The Best Workflow Is Boring in the Middle
The beginning of a project is exciting. The end is satisfying. The middle should be boring.
Boring means the branch is clear.
Boring means the working tree is clean before the next task starts.
Boring means Codex knows exactly what it is fixing.
Boring means GitHub is not being asked to referee a family argument between four half-finished ideas.
That kind of boring is where the good work happens.
The goal is not to make the workflow slower. The goal is to make progress stack cleanly. A good system should feel like laying bricks, not juggling plates on a treadmill.
Each Codex project should move one clean piece forward. Then it gets committed. Then the next project begins from that new reality.

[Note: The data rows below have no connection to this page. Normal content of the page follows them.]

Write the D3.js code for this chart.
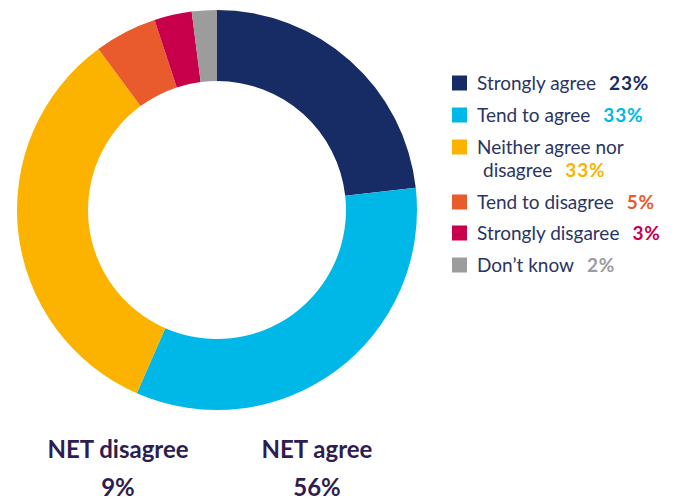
<!DOCTYPE html>
<html>
<head>
<meta charset="utf-8">
<script src="https://cdn.jsdelivr.net/npm/d3@7"></script>
<style>
  html, body { margin: 0; padding: 0; background: #fff; }
  svg { display: block; font-family: Lato, "Open Sans", sans-serif; }
</style>
</head>
<body>
<svg id="chart" width="674" height="502"></svg>
<script>
// Survey response shares (percent)
const categories = ["Strongly agree", "Tend to agree", "Neither agree nor disagree", "Tend to disagree", "Strongly disgaree", "Don\u2019t know"];
const legendLines = [["Strongly agree"], ["Tend to agree"], ["Neither agree nor", "disagree"], ["Tend to disagree"], ["Strongly disgaree"], ["Don\u2019t know"]];
const values = [23, 33, 33, 5, 3, 2];
const colors = ["#172c64", "#00b8e8", "#fbb300", "#e95b2c", "#c8004c", "#9c9c9c"];
const netLabels = ["NET disagree", "NET agree"];
const netValues = [9, 56];

const svg = d3.select("#chart");
const cx = 217, cy = 210, outerR = 200, innerR = 129;

const pie = d3.pie().sort(null).value(d => d.value);
const arc = d3.arc().innerRadius(innerR).outerRadius(outerR);
const data = categories.map((c, i) => ({ name: c, value: values[i], color: colors[i] }));

svg.append("g")
  .attr("transform", `translate(${cx},${cy})`)
  .selectAll("path")
  .data(pie(data))
  .join("path")
  .attr("d", arc)
  .attr("fill", d => d.data.color);

// Legend
const legendRowsY = [83, 115, 147, 202, 233, 265];
const legend = svg.append("g");
data.forEach((d, i) => {
  const y = legendRowsY[i];
  legend.append("rect")
    .attr("x", 452).attr("y", y - 7.5)
    .attr("width", 15).attr("height", 15)
    .attr("fill", d.color);
  const lines = legendLines[i];
  let lastText;
  lines.forEach((ln, j) => {
    lastText = legend.append("text")
      .attr("x", j === 0 ? 477 : 483)
      .attr("y", y + j * 23)
      .attr("dy", "0.35em")
      .attr("fill", "#2a3463")
      .attr("font-size", 19)
      .text(ln);
  });
  const bb = lastText.node().getBBox();
  legend.append("text")
    .attr("x", bb.x + bb.width + 13)
    .attr("y", y + (lines.length - 1) * 23)
    .attr("dy", "0.35em")
    .attr("fill", d.color)
    .attr("font-size", 19)
    .attr("font-weight", 700)
    .attr("letter-spacing", 0.8)
    .text(d.value + "%");
});

// NET summary labels
const netX = [118, 317];
netLabels.forEach((lab, i) => {
  svg.append("text")
    .attr("x", netX[i]).attr("y", 458)
    .attr("text-anchor", "middle")
    .attr("fill", "#2e1d4f")
    .attr("font-size", 24)
    .attr("font-weight", 700)
    .text(lab);
  svg.append("text")
    .attr("x", netX[i]).attr("y", 496)
    .attr("text-anchor", "middle")
    .attr("fill", "#2e1d4f")
    .attr("font-size", 24)
    .attr("font-weight", 700)
    .text(netValues[i] + "%");
});
</script>
</body>
</html>
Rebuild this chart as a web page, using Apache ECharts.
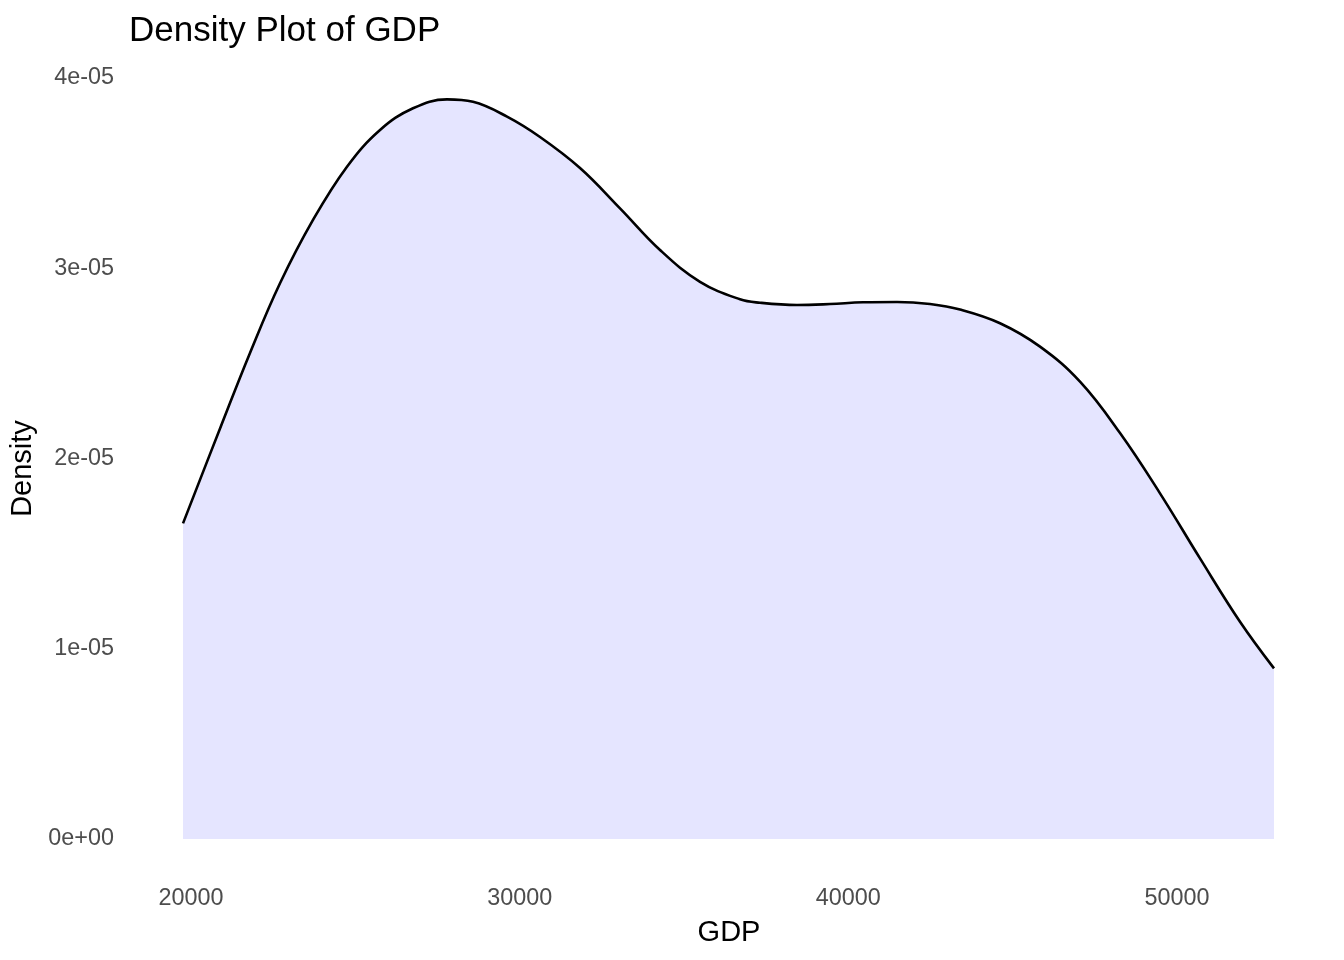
<!DOCTYPE html>
<html>
<head>
<meta charset="utf-8">
<script src="https://cdn.jsdelivr.net/npm/echarts@6/dist/echarts.min.js"></script>
<style>
html,body{margin:0;padding:0;background:#fff;}
#chart{width:1344px;height:960px;}
</style>
</head>
<body>
<div id="chart"></div>
<script>
const gdp = [19757, 20913, 21795, 22708, 23712, 24746, 25751, 26755, 27789, 28580, 29615, 30619, 31836, 33053, 34270, 35487, 36704, 37312, 38438, 39442, 40446, 41481, 42485, 43398, 44615, 45832, 47049, 48266, 49483, 50700, 51917, 52951];
const density = [1.659e-5, 2.171e-5, 2.555e-5, 2.921e-5, 3.254e-5, 3.534e-5, 3.727e-5, 3.841e-5, 3.888e-5, 3.875e-5, 3.797e-5, 3.690e-5, 3.527e-5, 3.315e-5, 3.096e-5, 2.929e-5, 2.837e-5, 2.819e-5, 2.807e-5, 2.812e-5, 2.821e-5, 2.823e-5, 2.812e-5, 2.783e-5, 2.711e-5, 2.588e-5, 2.404e-5, 2.134e-5, 1.817e-5, 1.475e-5, 1.142e-5, 0.897e-5];
const xTicks = [20000, 30000, 40000, 50000];
const yTicks = [0, 1e-5, 2e-5, 3e-5, 4e-5];
const yTickLabels = ['0e+00', '1e-05', '2e-05', '3e-05', '4e-05'];

const chart = echarts.init(document.getElementById('chart'));
const font = 'Liberation Sans, Arial, Helvetica, sans-serif';
chart.setOption({
  animation: false,
  backgroundColor: '#ffffff',
  title: {
    text: 'Density Plot of GDP',
    left: 124, top: 9,
    textStyle: {fontFamily: font, fontSize: 35, fontWeight: 'normal', color: '#000'}
  },
  grid: {left: 128, right: 14, top: 61, bottom: 84, containLabel: false},
  xAxis: {
    type: 'value',
    min: 18083, max: 54655,
    name: 'GDP', nameLocation: 'middle', nameGap: 42,
    nameTextStyle: {fontFamily: font, fontSize: 29, color: '#000'},
    axisLine: {show: false}, axisTick: {show: false}, splitLine: {show: false},
    axisLabel: {
      customValues: xTicks, margin: 11,
      fontFamily: font, fontSize: 23.4, color: '#4D4D4D',
      formatter: v => String(v)
    }
  },
  yAxis: {
    type: 'value',
    min: -0.1945e-5, max: 4.0895e-5,
    name: 'Density', nameLocation: 'middle', nameGap: 87,
    nameTextStyle: {fontFamily: font, fontSize: 29, color: '#000'},
    axisLine: {show: false}, axisTick: {show: false}, splitLine: {show: false},
    axisLabel: {
      customValues: yTicks, margin: 14,
      fontFamily: font, fontSize: 23.4, color: '#4D4D4D',
      formatter: v => {
        const i = yTicks.findIndex(t => Math.abs(t - v) < 1e-9);
        return i >= 0 ? yTickLabels[i] : '';
      }
    }
  },
  series: [{
    type: 'line',
    data: gdp.map((g, i) => [g, density[i]]),
    smooth: 0.4,
    showSymbol: false,
    lineStyle: {color: '#000', width: 2.6},
    areaStyle: {color: '#E5E5FF', opacity: 1, origin: 'auto'}
  }]
});
</script>
</body>
</html>
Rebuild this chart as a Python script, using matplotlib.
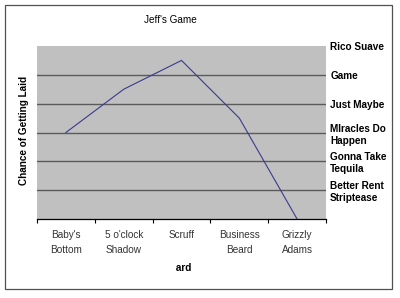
import matplotlib
matplotlib.use("Agg")
import matplotlib.pyplot as plt
from matplotlib.patches import Rectangle
from matplotlib.transforms import Bbox

categories = ["Baby's\nBottom", "5 o'clock\nShadow", "Scruff", "Business\nBeard", "Grizzly\nAdams"]
values = [3.0, 4.5, 5.5, 3.5, 0.0]
level_values = [6, 5, 4, 3, 2, 1]
level_labels = ["Rico Suave", "Game", "Just Maybe", "MIracles Do\nHappen",
                "Gonna Take\nTequila", "Better Rent\nStriptease"]

plt.rcParams['font.family'] = ['Liberation Sans', 'DejaVu Sans']

W, H = 400, 298
fig = plt.figure(figsize=(W / 100, H / 100), dpi=100)
fig.patch.set_facecolor("white")

# outer frame
fig.patches.append(Rectangle((5 / W, 1 - 289 / H), (392 - 5) / W, (289 - 5) / H,
                             transform=fig.transFigure, fill=False,
                             edgecolor="#505050", linewidth=0.9))

ax = fig.add_axes([37 / W, 1 - 219 / H, (326 - 37) / W, (219 - 46) / H])
ax.set_facecolor("#c0c0c0")
x = list(range(len(categories)))
ax.plot(x, values, color="#3a3a90", linewidth=0.8)
ax.set_xlim(-0.5, len(categories) - 0.5)
ax.set_ylim(0, 6)

for v in level_values[1:]:
    ax.axhline(v, color="#5a5a5a", linewidth=1.0, zorder=0.5)

for s in ["top", "right", "left"]:
    ax.spines[s].set_visible(False)
ax.spines["bottom"].set_color("black")
ax.spines["bottom"].set_linewidth(0.9)

ax.set_xticks(x)
ax.set_xticklabels(categories, fontsize=7.2, color="#333333", linespacing=1.6)
ax.tick_params(axis="x", which="major", length=0, pad=8)
ax.set_xticks([i - 0.5 for i in range(len(categories) + 1)], minor=True)
ax.tick_params(axis="x", which="minor", length=3, width=0.8, color="black", direction="out")

ax.yaxis.tick_right()
ax.set_yticks(level_values)
ax.set_yticklabels(level_labels, fontsize=7.2, fontweight="bold", linespacing=1.25)
ax.tick_params(axis="y", length=0, pad=3)

fig.text(24 / W, 1 - 130 / H, "Chance of Getting Laid", rotation=90,
         ha="center", va="center", fontsize=7.2, fontweight="bold")
fig.text(170 / W, 1 - 20 / H, "Jeff's Game", ha="center", va="center", fontsize=7.2)

t = fig.text(178 / W, 1 - 268 / H, "Beard", ha="center", va="center",
             fontsize=7.2, fontweight="bold")
t.set_clip_box(Bbox.from_extents(175.5, 0, 400, 298))
t.set_clip_on(True)

fig.savefig("out.png", dpi=100)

That is how the repo stays trustworthy.
That is how the AI helper stays useful.
That is how you avoid spending an entire evening asking, “Wait, why did this work yesterday?”
A question every coder eventually asks, usually in the same tone people use when discovering raccoon footprints on the kitchen counter.
What This Teaches Us About AI Workflows
The bigger lesson is simple: AI does not remove the need for structure. It increases the need for structure.
The better the tool gets, the more important the guardrails become.
A slow tool gives you time to notice mistakes. A fast tool can create six of them before your coffee cools.
That does not mean we should avoid AI coding tools. It means we should treat them like power tools. Useful. Strong. Slightly terrifying when used casually near plumbing.
Codex can help build the factory. GitHub can preserve the record. But the human still has to decide the workflow rule:
That is not being cautious. That is being professional.
And it is also how we keep from turning a smart automation system into a raccoon sanctuary with commit history.
Addendum: Why the Raccoon Is in the Corner
The raccoon is not random.
The raccoon represents the part of every workflow that looks clever, moves fast, has tiny hands, and absolutely should not be trusted alone near a keyboard.
In the corner, the raccoon is the spirit animal of unmanaged parallel work. It is what happens when too many “quick fixes” pile up without a clean commit between them. It is curiosity without supervision. It is productivity with a trash-can lid for a steering wheel.
The raccoon is not the villain.
The raccoon is the warning label.
Every good tech workflow has a raccoon somewhere. Maybe it is an old branch. Maybe it is an uncommitted file. Maybe it is a script named final_final_really_final_fixed.py. Maybe it is that one experiment we keep saying we will clean up later, which is how software projects develop basements.
The raccoon sits in the corner because it knows the truth:
Chaos does not usually kick down the door.
It sneaks in through “just one more thing.”
And that is why the rule matters.
The final rule
- One Codex project at a time.
- One GitHub reality at a time.
- One raccoon safely contained in the corner, where it belongs.